Sandy also will batter the other elements of the region's infrastructure, in which America has failed to invest for the past half century or so. She will destroy weakened roadways and bridges and breakwaters. She will lash ancient port facilities. She will paralyze an air-traffic control system and railway systems that lag behind the world in their use of modern technologies. She will say, "Why aren't you spending your precious resources to protect your people and your economy? Why are you frittering away money building roads and airfields on the other side of the world when you should be taking care of business at home?"
She will also, of course, be the first figure on the national stage to do something about the scourge of obscenely over-financed campaigns. Instead of merely complaining about them, she will pull the plug on them by turning off power to millions. While sitting in darkness may be a hardship, enjoying a break from campaign ads (and Twitter and Internet snark and faux-analysis and political hyperventilation) will be seen by many as a welcome break.

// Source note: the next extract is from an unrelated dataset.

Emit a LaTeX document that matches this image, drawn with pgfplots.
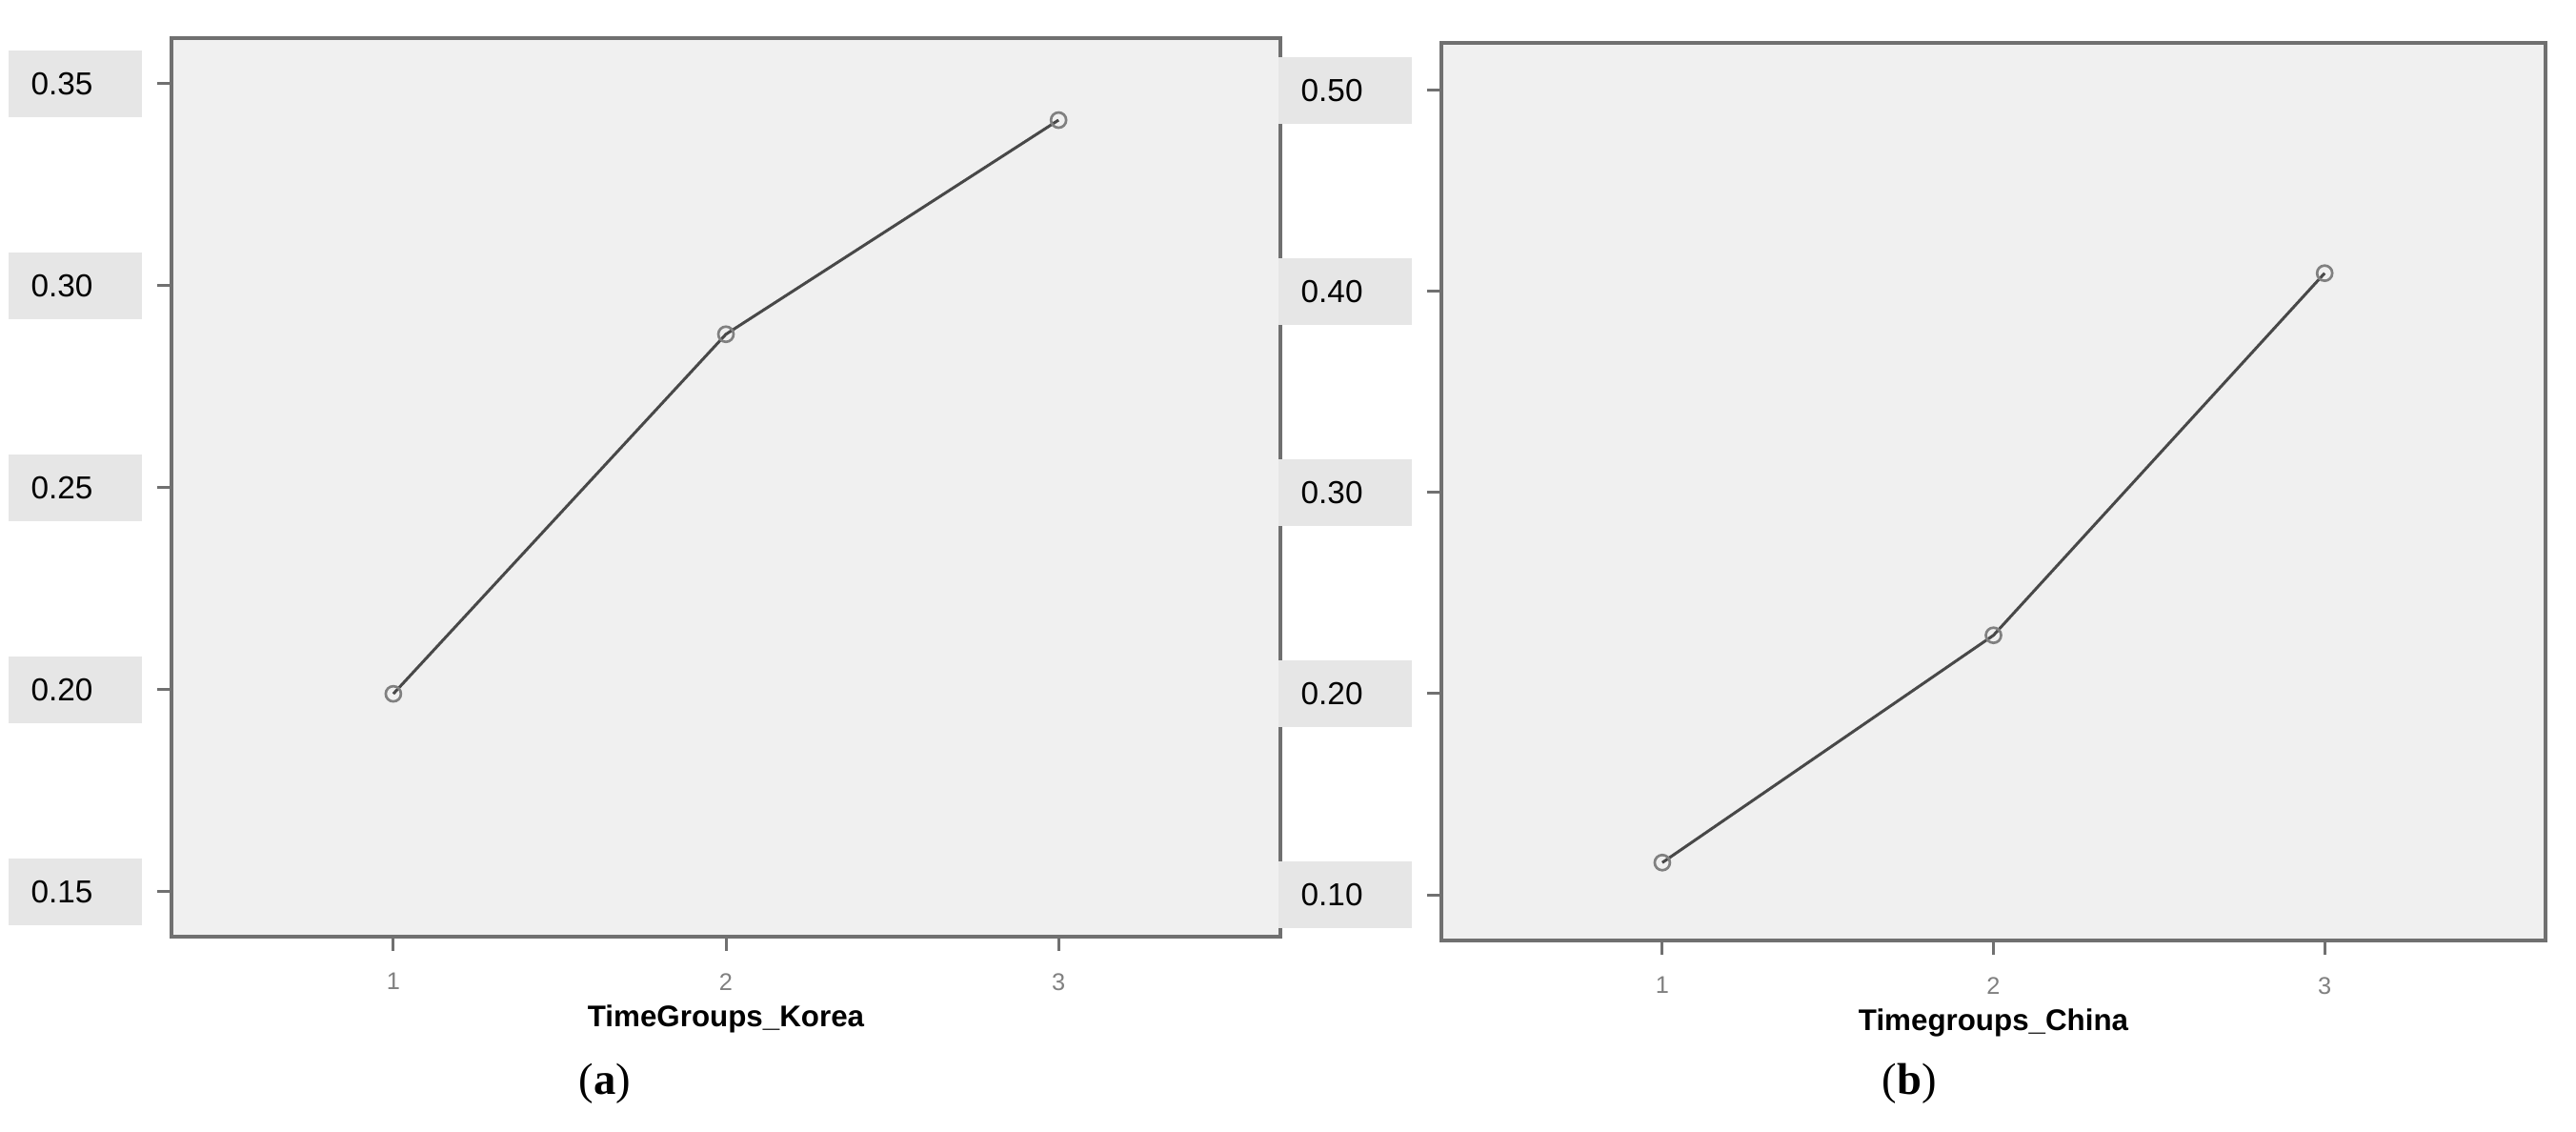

Admittedly, this service comes at the high cost of making columns like this one unavailable to readers. But that seems small price to pay.
Finally, of course, Sandy really will have a political impact. We are not sure what it will be. There seems to be a kind of strangely otherworldly dimension to a giant storm that batters primarily blue states and involves the rare combination of circumstances that can send the impact of a hurricane into battleground territory like Pennsylvania and Ohio. Not only will ads be off the air, but early voting is being cancelled and some of the lingering impacts of power losses and infrastructure damage will certainly take a toll on voter turnout. Indeed, as it happens, Sandy may be that rarest of political actors -- one who reveals big truths and quite possibly has a lasting impact on world affairs. Because if, as seems likely, the U.S. presidential election is so close that any one big thing might shift the delicate balance, Sandy just might be the one to do it.